Being back in Yen Minh after the flooding and mudslide was crazy. We learned when we arrived that 8 people died from the flooding the night we evacuated. Vietnam had dispatched their national guard and military to help the people affected by the floods and to clear the roads. Needless to say, we didn’t spend the night with the guy who ripped us off. Instead, we found a nicer place so Danni and David could celebrate their engagement!
Day 10 on the Ha Giang Loop: Our Near Death Experience… Again…
Because it took us so long to get through the Ha Giang Loop, we skipped Du Gia altogether. So in the morning, we got on our bikes and made our way back to Ha Giang. By the time this day had come, we were all exhausted and ready to leave. Most people probably don’t encounter half of the drama we endured during the Ha Giang Loop, but we were over it.
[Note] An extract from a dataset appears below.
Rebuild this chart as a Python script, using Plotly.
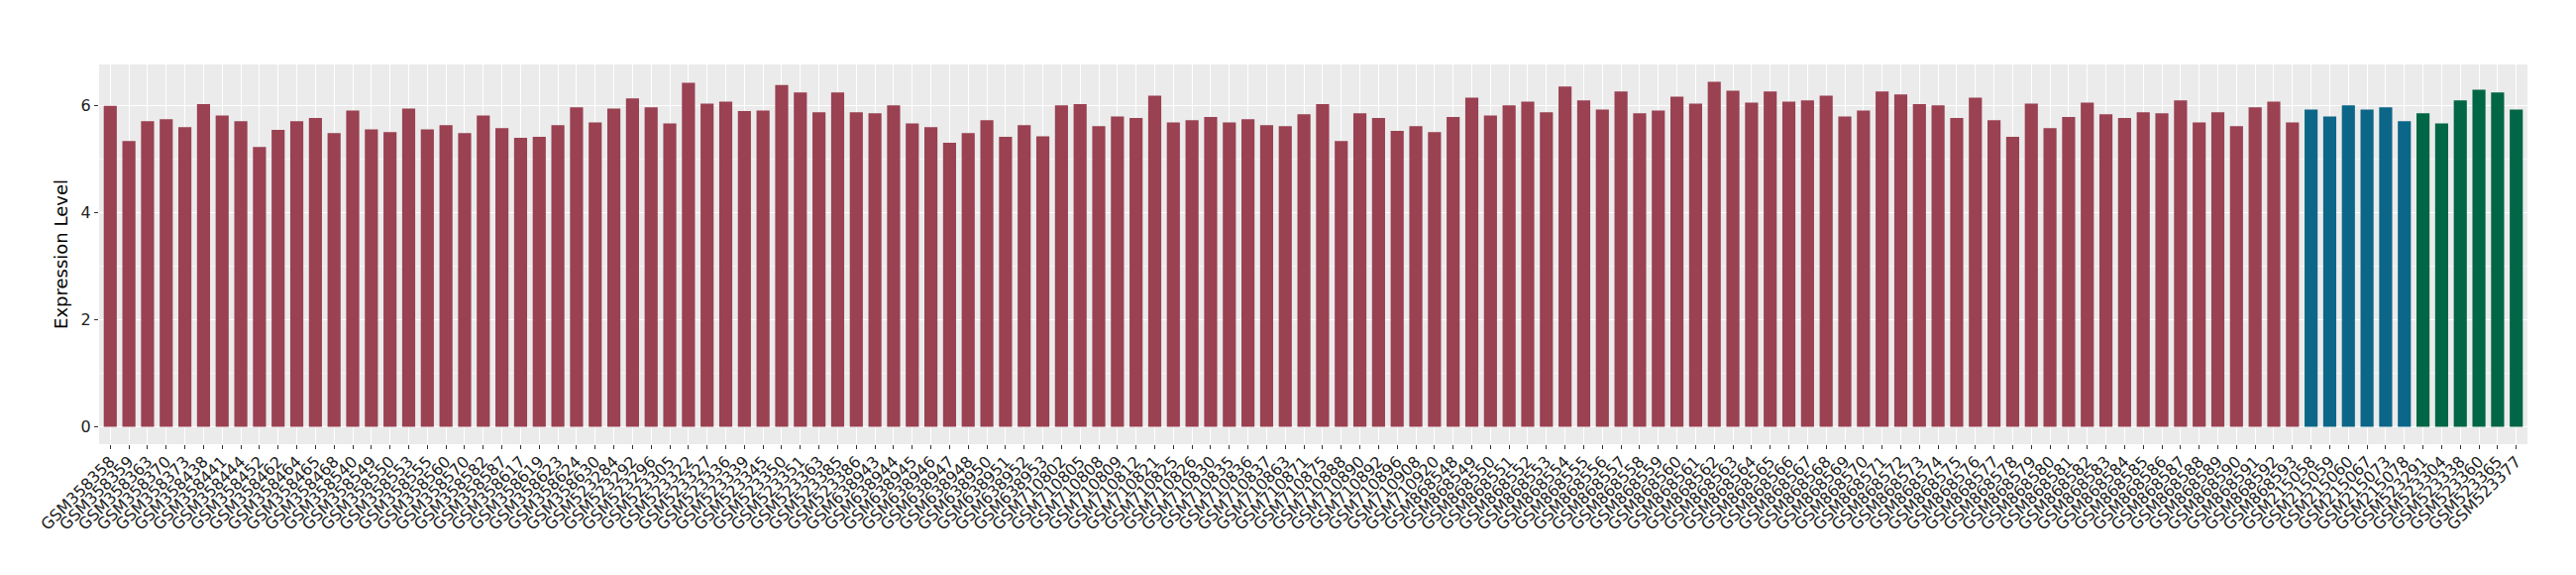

The drive this morning was nice and quiet. That was up until a crazy Vietnamese driver sped around a corner on the mountainside. It almost sent us tumbling down the cliff. I literally felt the warmth from the truck, that’s how close he came to hitting us. I screamed at the top of my lungs and ended up uncontrollably sobbing on the back of the bike. We ended up having to stop at a pharmacy so I could buy Rotundin, an herbal anxiety medication. If it wasn’t for Daniel’s driving experience, I don’t know how this story would have ended. But man was I grateful to be with an experienced rider.
Was it Worth it?
Gratefully, we made it back to Ha Giang safely. As you can imagine, we didn’t want to ride the bike all the way back to Hanoi. So, we booked a sleeper bus, got our motorbikes on it, and made our way back. The Ha Giang Northern Loop will forever be in my memories as one of the coolest, scariest, and most adventurous experiences in my life. From mountain passes to waterfalls, the nature had me amazed from the moment we got there. But I definitely am a lot more aware of my own mortality after that trip. Haha. All part of chasing adventure, am I right?